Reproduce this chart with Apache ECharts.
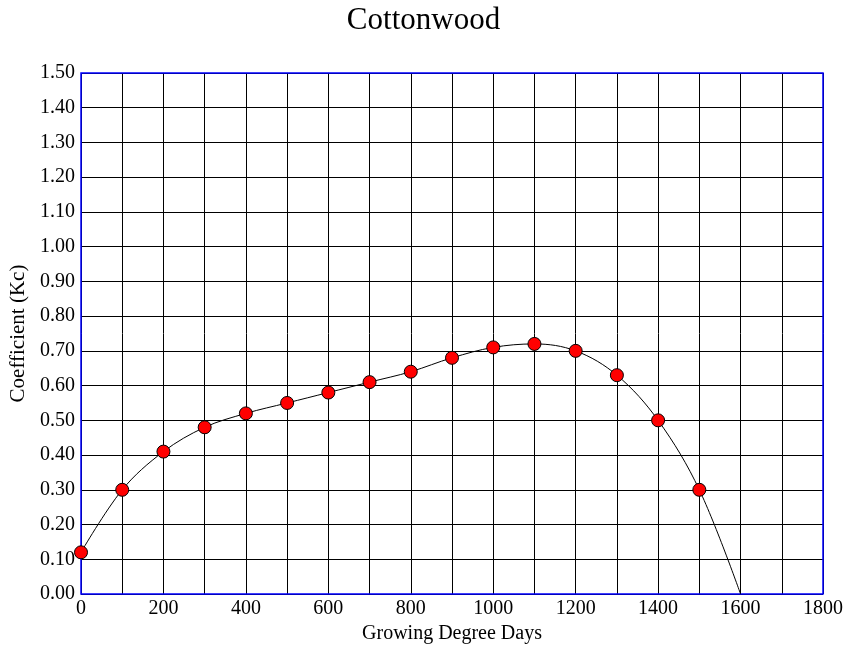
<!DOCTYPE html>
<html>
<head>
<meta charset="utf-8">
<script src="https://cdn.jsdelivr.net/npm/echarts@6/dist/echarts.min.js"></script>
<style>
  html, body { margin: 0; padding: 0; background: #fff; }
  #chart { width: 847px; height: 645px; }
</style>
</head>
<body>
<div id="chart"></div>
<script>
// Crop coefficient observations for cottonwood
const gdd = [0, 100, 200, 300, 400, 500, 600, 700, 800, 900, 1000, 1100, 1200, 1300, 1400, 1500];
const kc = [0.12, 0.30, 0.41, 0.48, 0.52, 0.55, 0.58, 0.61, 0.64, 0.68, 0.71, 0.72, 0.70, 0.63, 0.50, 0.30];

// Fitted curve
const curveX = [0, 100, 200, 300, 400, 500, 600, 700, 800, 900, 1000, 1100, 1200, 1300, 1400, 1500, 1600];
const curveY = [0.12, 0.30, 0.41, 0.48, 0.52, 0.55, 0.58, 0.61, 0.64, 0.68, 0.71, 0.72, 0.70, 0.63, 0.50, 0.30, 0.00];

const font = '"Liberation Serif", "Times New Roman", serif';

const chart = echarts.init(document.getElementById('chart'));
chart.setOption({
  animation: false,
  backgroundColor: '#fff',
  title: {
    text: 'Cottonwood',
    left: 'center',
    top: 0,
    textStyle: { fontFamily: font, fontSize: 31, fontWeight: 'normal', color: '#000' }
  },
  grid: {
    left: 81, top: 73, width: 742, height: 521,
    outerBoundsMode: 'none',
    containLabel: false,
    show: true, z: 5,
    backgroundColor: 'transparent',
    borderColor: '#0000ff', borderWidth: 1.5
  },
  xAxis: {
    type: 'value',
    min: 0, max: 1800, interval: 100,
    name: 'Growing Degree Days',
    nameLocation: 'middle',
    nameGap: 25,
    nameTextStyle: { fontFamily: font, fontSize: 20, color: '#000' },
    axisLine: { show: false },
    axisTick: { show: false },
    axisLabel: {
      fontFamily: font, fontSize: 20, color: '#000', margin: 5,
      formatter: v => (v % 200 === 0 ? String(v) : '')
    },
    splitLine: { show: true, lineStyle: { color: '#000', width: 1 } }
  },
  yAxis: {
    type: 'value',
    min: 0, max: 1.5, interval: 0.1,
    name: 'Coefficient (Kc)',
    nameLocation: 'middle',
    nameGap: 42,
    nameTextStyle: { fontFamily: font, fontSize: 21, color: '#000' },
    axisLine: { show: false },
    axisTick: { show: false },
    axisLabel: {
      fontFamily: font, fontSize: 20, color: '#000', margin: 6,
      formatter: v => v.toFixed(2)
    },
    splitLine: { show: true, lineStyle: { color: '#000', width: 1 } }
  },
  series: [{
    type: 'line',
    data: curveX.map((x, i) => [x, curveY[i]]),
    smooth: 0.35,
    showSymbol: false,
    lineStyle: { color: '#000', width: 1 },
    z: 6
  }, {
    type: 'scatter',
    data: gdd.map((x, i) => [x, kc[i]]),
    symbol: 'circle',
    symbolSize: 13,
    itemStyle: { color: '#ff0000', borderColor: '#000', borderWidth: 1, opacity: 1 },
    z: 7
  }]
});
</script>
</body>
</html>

> **What the task asks**
Transcribe each line above verbatim, with the pictures left out.

> **Right answer**
Reproduce this chart with Apache ECharts.
<!DOCTYPE html>
<html>
<head>
<meta charset="utf-8">
<script src="https://cdn.jsdelivr.net/npm/echarts@6/dist/echarts.min.js"></script>
<style>
  html, body { margin: 0; padding: 0; background: #fff; }
  #chart { width: 847px; height: 645px; }
</style>
</head>
<body>
<div id="chart"></div>
<script>
// Crop coefficient observations for cottonwood
const gdd = [0, 100, 200, 300, 400, 500, 600, 700, 800, 900, 1000, 1100, 1200, 1300, 1400, 1500];
const kc = [0.12, 0.30, 0.41, 0.48, 0.52, 0.55, 0.58, 0.61, 0.64, 0.68, 0.71, 0.72, 0.70, 0.63, 0.50, 0.30];

// Fitted curve
const curveX = [0, 100, 200, 300, 400, 500, 600, 700, 800, 900, 1000, 1100, 1200, 1300, 1400, 1500, 1600];
const curveY = [0.12, 0.30, 0.41, 0.48, 0.52, 0.55, 0.58, 0.61, 0.64, 0.68, 0.71, 0.72, 0.70, 0.63, 0.50, 0.30, 0.00];

const font = '"Liberation Serif", "Times New Roman", serif';

const chart = echarts.init(document.getElementById('chart'));
chart.setOption({
  animation: false,
  backgroundColor: '#fff',
  title: {
    text: 'Cottonwood',
    left: 'center',
    top: 0,
    textStyle: { fontFamily: font, fontSize: 31, fontWeight: 'normal', color: '#000' }
  },
  grid: {
    left: 81, top: 73, width: 742, height: 521,
    outerBoundsMode: 'none',
    containLabel: false,
    show: true, z: 5,
    backgroundColor: 'transparent',
    borderColor: '#0000ff', borderWidth: 1.5
  },
  xAxis: {
    type: 'value',
    min: 0, max: 1800, interval: 100,
    name: 'Growing Degree Days',
    nameLocation: 'middle',
    nameGap: 25,
    nameTextStyle: { fontFamily: font, fontSize: 20, color: '#000' },
    axisLine: { show: false },
    axisTick: { show: false },
    axisLabel: {
      fontFamily: font, fontSize: 20, color: '#000', margin: 5,
      formatter: v => (v % 200 === 0 ? String(v) : '')
    },
    splitLine: { show: true, lineStyle: { color: '#000', width: 1 } }
  },
  yAxis: {
    type: 'value',
    min: 0, max: 1.5, interval: 0.1,
    name: 'Coefficient (Kc)',
    nameLocation: 'middle',
    nameGap: 42,
    nameTextStyle: { fontFamily: font, fontSize: 21, color: '#000' },
    axisLine: { show: false },
    axisTick: { show: false },
    axisLabel: {
      fontFamily: font, fontSize: 20, color: '#000', margin: 6,
      formatter: v => v.toFixed(2)
    },
    splitLine: { show: true, lineStyle: { color: '#000', width: 1 } }
  },
  series: [{
    type: 'line',
    data: curveX.map((x, i) => [x, curveY[i]]),
    smooth: 0.35,
    showSymbol: false,
    lineStyle: { color: '#000', width: 1 },
    z: 6
  }, {
    type: 'scatter',
    data: gdd.map((x, i) => [x, kc[i]]),
    symbol: 'circle',
    symbolSize: 13,
    itemStyle: { color: '#ff0000', borderColor: '#000', borderWidth: 1, opacity: 1 },
    z: 7
  }]
});
</script>
</body>
</html>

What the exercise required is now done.